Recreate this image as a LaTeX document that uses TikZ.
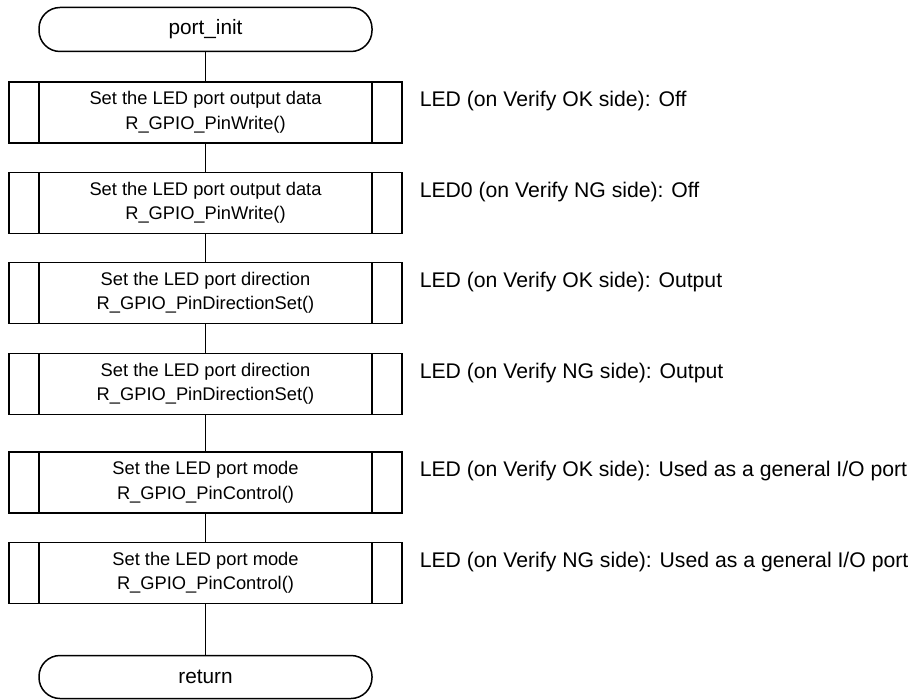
\documentclass[tikz,border=0pt]{standalone}
\usepackage{fontspec}
\setmainfont{Liberation Sans}
\begin{document}
\begin{tikzpicture}[x=1pt,y=-1pt,
  line width=1.5pt,
  terminal/.style={draw, rectangle, rounded corners=21pt, minimum width=333pt,
    minimum height=44pt, inner sep=0pt, font=\fontsize{20.8}{24}\selectfont},
  procbox/.style={draw, rectangle, minimum width=393pt, minimum height=61pt,
    inner sep=0pt, align=center, font=\fontsize{18.3}{24.5}\selectfont,
    path picture={
      \draw[line width=1.5pt] ([xshift=30pt]path picture bounding box.north west)
        -- ([xshift=30pt]path picture bounding box.south west);
      \draw[line width=1.5pt] ([xshift=-30pt]path picture bounding box.north east)
        -- ([xshift=-30pt]path picture bounding box.south east);}},
  note/.style={anchor=west, inner sep=0pt, font=\fontsize{21.2}{24}\selectfont}]
\useasboundingbox[fill=white] (0,0) rectangle (912,700);

\node[terminal] (start) at (205.5,29.5) {port\_init};
\node[procbox] (p1) at (205.5,112.5) {Set the LED port output data\\R\_GPIO\_PinWrite()};
\node[procbox] (p2) at (205.5,203) {Set the LED port output data\\R\_GPIO\_PinWrite()};
\node[procbox] (p3) at (205.5,293) {Set the LED port direction\\R\_GPIO\_PinDirectionSet()};
\node[procbox] (p4) at (205.5,384) {Set the LED port direction\\R\_GPIO\_PinDirectionSet()};
\node[procbox] (p5) at (205.5,482.5) {Set the LED port mode\\R\_GPIO\_PinControl()};
\node[procbox] (p6) at (205.5,573) {Set the LED port mode\\R\_GPIO\_PinControl()};
\node[terminal, minimum height=43pt] (stop) at (205.5,677) {return};

\draw (start) -- (p1);
\draw (p1) -- (p2);
\draw (p2) -- (p3);
\draw (p3) -- (p4);
\draw (p4) -- (p5);
\draw (p5) -- (p6);
\draw (p6) -- (stop);

\node[note] (n1) at (419,101) {LED (on Verify OK side): Off};
\node[note] (n2) at (419,192) {LED0 (on Verify NG side): Off};
\node[note] (n3) at (419,282) {LED (on Verify OK side): Output};
\node[note] (n4) at (419,373) {LED (on Verify NG side): Output};
\node[note] (n5) at (419,471) {LED (on Verify OK side): Used as a general I/O port};
\node[note] (n6) at (419,562) {LED (on Verify NG side): Used as a general I/O port};
\end{tikzpicture}
\end{document}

————————

Retype the whole listing, keeping every line identical and omitting all pictures.

Result for this task:
Recreate this image as a LaTeX document that uses TikZ.
\documentclass[tikz,border=0pt]{standalone}
\usepackage{fontspec}
\setmainfont{Liberation Sans}
\begin{document}
\begin{tikzpicture}[x=1pt,y=-1pt,
  line width=1.5pt,
  terminal/.style={draw, rectangle, rounded corners=21pt, minimum width=333pt,
    minimum height=44pt, inner sep=0pt, font=\fontsize{20.8}{24}\selectfont},
  procbox/.style={draw, rectangle, minimum width=393pt, minimum height=61pt,
    inner sep=0pt, align=center, font=\fontsize{18.3}{24.5}\selectfont,
    path picture={
      \draw[line width=1.5pt] ([xshift=30pt]path picture bounding box.north west)
        -- ([xshift=30pt]path picture bounding box.south west);
      \draw[line width=1.5pt] ([xshift=-30pt]path picture bounding box.north east)
        -- ([xshift=-30pt]path picture bounding box.south east);}},
  note/.style={anchor=west, inner sep=0pt, font=\fontsize{21.2}{24}\selectfont}]
\useasboundingbox[fill=white] (0,0) rectangle (912,700);

\node[terminal] (start) at (205.5,29.5) {port\_init};
\node[procbox] (p1) at (205.5,112.5) {Set the LED port output data\\R\_GPIO\_PinWrite()};
\node[procbox] (p2) at (205.5,203) {Set the LED port output data\\R\_GPIO\_PinWrite()};
\node[procbox] (p3) at (205.5,293) {Set the LED port direction\\R\_GPIO\_PinDirectionSet()};
\node[procbox] (p4) at (205.5,384) {Set the LED port direction\\R\_GPIO\_PinDirectionSet()};
\node[procbox] (p5) at (205.5,482.5) {Set the LED port mode\\R\_GPIO\_PinControl()};
\node[procbox] (p6) at (205.5,573) {Set the LED port mode\\R\_GPIO\_PinControl()};
\node[terminal, minimum height=43pt] (stop) at (205.5,677) {return};

\draw (start) -- (p1);
\draw (p1) -- (p2);
\draw (p2) -- (p3);
\draw (p3) -- (p4);
\draw (p4) -- (p5);
\draw (p5) -- (p6);
\draw (p6) -- (stop);

\node[note] (n1) at (419,101) {LED (on Verify OK side): Off};
\node[note] (n2) at (419,192) {LED0 (on Verify NG side): Off};
\node[note] (n3) at (419,282) {LED (on Verify OK side): Output};
\node[note] (n4) at (419,373) {LED (on Verify NG side): Output};
\node[note] (n5) at (419,471) {LED (on Verify OK side): Used as a general I/O port};
\node[note] (n6) at (419,562) {LED (on Verify NG side): Used as a general I/O port};
\end{tikzpicture}
\end{document}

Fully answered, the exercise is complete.